Steve Westcott is Walking Across St. Louis, and America, With a Goat

Jun 10, 2014 at 6:00 am
Steve Westcott and LeeRoy Brown. - Courtesy of Needle2Square
Steve Westcott and LeeRoy Brown.

Steve Westcott gets asked about his goat a lot.

After two years walking across the country with trusty LeeRoy Brown the goat by his side, Westcott has come up with a few comparisons to offer the curious: A goat is like a toddler in a shopping mall, because it walks so slowly. It's like a good girlfriend, because it keeps him company but doesn't complain.

But most of all, it's like a pack mule, because it carries Westcott's gear as he travels by foot from the Space Needle in Seattle to Times Square in New York.

"The Internet said goats are a pack animal, but what they don't tell you is that they are really slow," Westcott tells Daily RFT. And the more gear LeeRoy Brown carries, the slower it goes -- especially when everyone they walk past wants to chat about his goat. "I'm packing for him now. That's what's happening."

See also: St. Louis Artist Takes World-Record Unicycle Ride Across Central America, U.S., Canada

Westcott and his horned sidekick are two years into a cross-country walk designed to raise awareness and funds for the orphanage he wants to build in the slums of Nairobi, a goal a friend suggested after a year on missionary work in Kenya, where orphans as young as five years old are already using drugs "just to kill the pain and the hunger pains and to stay warm at night," Westcott says.

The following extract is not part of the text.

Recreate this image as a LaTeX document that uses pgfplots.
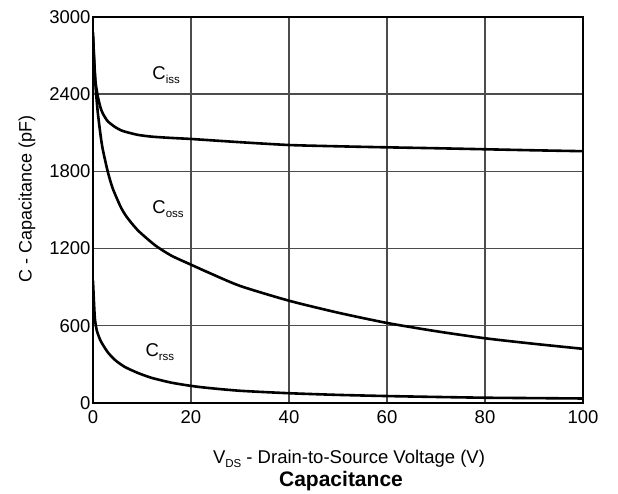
\documentclass[border=0pt]{standalone}
\usepackage{pgfplots}
\pgfplotsset{compat=1.18}
\usepackage{fontspec}
\setmainfont{Liberation Sans}
\newcommand{\sub}[1]{\raisebox{-0.45ex}{\fontsize{11.5}{12}\selectfont #1}}
\begin{document}
\begin{tikzpicture}
\useasboundingbox (0,0) rectangle (618pt,494pt);
\begin{axis}[
  at={(93pt,91pt)}, anchor=south west, scale only axis,
  width=490pt, height=386pt,
  xmin=0, xmax=100, ymin=0, ymax=3000,
  xtick={0,20,...,100}, ytick={0,600,...,3000},
  grid=major, major grid style={line width=1.4pt, black!70},
  axis line style={line width=1.6pt},
  tick style={draw=none},
  ticklabel style={font=\fontsize{18.5}{20}\selectfont},
  /pgf/number format/assume math mode=true,
  /pgf/number format/1000 sep={},
  xticklabel style={yshift=-4pt},
  yticklabel style={xshift=1pt},
]
\addplot[line width=2.6pt, black, smooth, tension=0.4] coordinates {
(0,2880) (0.2,2700) (0.5,2500) (1,2380) (1.5,2300) (2,2250) (3,2190) (4.5,2145) (6,2115) (9,2085) (12,2070) (16,2060) (20,2052) (30,2027) (40,2005) (50,1995) (60,1987) (70,1980) (80,1972) (90,1964) (100,1957)};
\addplot[line width=2.6pt, black, smooth, tension=0.4] coordinates {
(0,2850) (0.3,2600) (0.6,2420) (1,2250) (1.6,2065) (2,1970) (3,1800) (4,1670) (5.7,1520) (7,1440) (9.2,1340) (12.7,1225) (16,1145) (20,1075) (23.5,1015) (30,910) (40,795) (50,702) (60,622) (70,558) (80,503) (90,460) (100,421)};
\addplot[line width=2.6pt, black, smooth, tension=0.4] coordinates {
(0,950) (0.2,780) (0.4,650) (0.8,560) (1.6,480) (3,395) (4.5,334) (6.5,280) (9.2,233) (12,195) (16,158) (20,133) (23.5,117) (30,95) (40,76) (50,63) (60,54) (70,47) (80,41) (90,38) (100,35)};
\node[anchor=west, font=\fontsize{18.5}{20}\selectfont] at (axis cs:11.4,2550) {C\sub{iss}};
\node[anchor=west, font=\fontsize{18.5}{20}\selectfont] at (axis cs:11.4,1507) {C\sub{oss}};
\node[anchor=west, font=\fontsize{18.5}{20}\selectfont] at (axis cs:10.0,396) {C\sub{rss}};
\end{axis}
\node[font=\fontsize{18.5}{20}\selectfont] at (349pt,35pt) {V\sub{DS} - Drain-to-Source Voltage (V)};
\node[font=\fontsize{21}{22}\selectfont\bfseries] at (341pt,13pt) {Capacitance};
\node[rotate=90, font=\fontsize{18}{20}\selectfont] at (27pt,295pt) {C - Capacitance (pF)};
\end{tikzpicture}
\end{document}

click to enlarge Steve Westcott is Walking Across St. Louis, and America, With a Goat
Courtesy of Needle2Square

The organization, called Uzima Outreach and Intervention, helps drug addicts in Kenya, and Westcott wants to raise $200,000 to build a children's home for the group on his cross-country hike. So far, after two years of walking, he's raised less than $30,000.

But raising $170,000 more doesn't seem to worry Westcott. After just a few minutes chatting with him, it's clear there's a larger force at work in Westcott's mission.

"We do the work, but God does the miracle," says Westcott, an evangelical Christian. "There's no way a guy with a goat can raise $200,000 to buy land in Africa. It's not cool enough, it's not hip enough, it's not special enough. There has to be a miracle."

Westcott finds small miracles on his journey. Monday, a stranger gave him $10 to buy lunch at Five Guys Burgers and Fries in St. Louis. Other strangers offer to house him for a night and drive him back to his walking path. Staff at the bar Fallon's Bar and Grill in Olivette ran into Westcott at a copy center and offered to host a fundraiser for him.

"Stuff like that is what keeps me going because I ran out of money a long time ago," Westcott says.

Even when (if?) Westcott reaches his goal, he says he's not ready to stop living his transient lifestyle.

"I can't go back to living the American dream, I can't go back to living for myself," he says. "It has to be God that gets the glory, not me. It's God's party. I just want to be invited."

Fallon's Bar and Grill in Olivette will donate 15 percent of sales to Westcott's cause on Friday, June 13. Westcott says he'll be at the restaurant starting at 4:30 p.m.